Directive: For the copy, please give all of the data again exactly and leave the pictures out.

Data block:
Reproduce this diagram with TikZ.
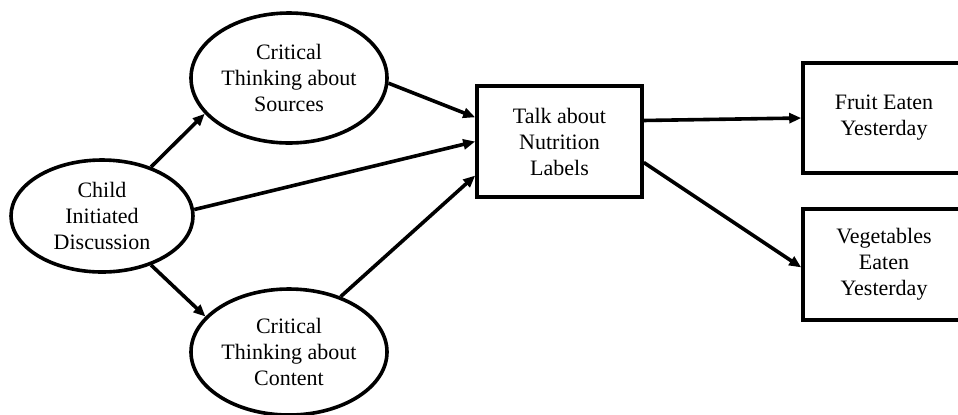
\documentclass[tikz,border=0pt]{standalone}
\usepackage{fontspec}
\setmainfont{Liberation Serif}
\usetikzlibrary{shapes.geometric,arrows.meta}
\begin{document}
\begin{tikzpicture}[x=0.5pt, y=-0.5pt,
		every node/.style={font=\fontsize{11}{13}\selectfont, align=center},
		oval/.style={draw, ellipse, line width=1.8pt, inner sep=0pt},
		box/.style={draw, rectangle, line width=1.8pt, inner sep=0pt},
		arrow/.style={-{Triangle[length=6pt,width=5pt]}, line width=1.8pt}]
		\useasboundingbox (0,0) rectangle (958,414);
		\node[oval, minimum width=91pt, minimum height=56pt] (C) at (102,216) {Child\\Initiated\\Discussion};
		\node[oval, minimum width=98pt, minimum height=65pt] (S) at (289,78) {Critical\\Thinking about\\Sources};
		\node[oval, minimum width=98pt, minimum height=63pt] (K) at (289,352) {Critical\\Thinking about\\Content};
		\node[box, minimum width=82.5pt, minimum height=55.5pt] (T) at (559.5,141.5) {Talk about\\Nutrition\\Labels};
		\node[box, minimum width=81pt, minimum height=55pt] (F) at (884,118) {Fruit Eaten\\Yesterday};
		\node[box, minimum width=81pt, minimum height=55.5pt] (V) at (884,264.5) {Vegetables\\Eaten\\Yesterday};
		
		\path [arrow] (C.45) edge (S.203);
		\path [arrow] (C.-45) edge (K.157);
		\path [arrow] (C.4) edge (T.west);
		\path [arrow] (S.-3) edge (T.164);
		\path [arrow] (K.47) edge (T.202);
		\path [arrow] (T.14) edge (F.west);
		\path [arrow] (T.-14) edge (V.182);
		\end{tikzpicture}
\end{document}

Finished task:
Reproduce this diagram with TikZ.
\documentclass[tikz,border=0pt]{standalone}
\usepackage{fontspec}
\setmainfont{Liberation Serif}
\usetikzlibrary{shapes.geometric,arrows.meta}
\begin{document}
\begin{tikzpicture}[x=0.5pt, y=-0.5pt,
		every node/.style={font=\fontsize{11}{13}\selectfont, align=center},
		oval/.style={draw, ellipse, line width=1.8pt, inner sep=0pt},
		box/.style={draw, rectangle, line width=1.8pt, inner sep=0pt},
		arrow/.style={-{Triangle[length=6pt,width=5pt]}, line width=1.8pt}]
		\useasboundingbox (0,0) rectangle (958,414);
		\node[oval, minimum width=91pt, minimum height=56pt] (C) at (102,216) {Child\\Initiated\\Discussion};
		\node[oval, minimum width=98pt, minimum height=65pt] (S) at (289,78) {Critical\\Thinking about\\Sources};
		\node[oval, minimum width=98pt, minimum height=63pt] (K) at (289,352) {Critical\\Thinking about\\Content};
		\node[box, minimum width=82.5pt, minimum height=55.5pt] (T) at (559.5,141.5) {Talk about\\Nutrition\\Labels};
		\node[box, minimum width=81pt, minimum height=55pt] (F) at (884,118) {Fruit Eaten\\Yesterday};
		\node[box, minimum width=81pt, minimum height=55.5pt] (V) at (884,264.5) {Vegetables\\Eaten\\Yesterday};
		
		\path [arrow] (C.45) edge (S.203);
		\path [arrow] (C.-45) edge (K.157);
		\path [arrow] (C.4) edge (T.west);
		\path [arrow] (S.-3) edge (T.164);
		\path [arrow] (K.47) edge (T.202);
		\path [arrow] (T.14) edge (F.west);
		\path [arrow] (T.-14) edge (V.182);
		\end{tikzpicture}
\end{document}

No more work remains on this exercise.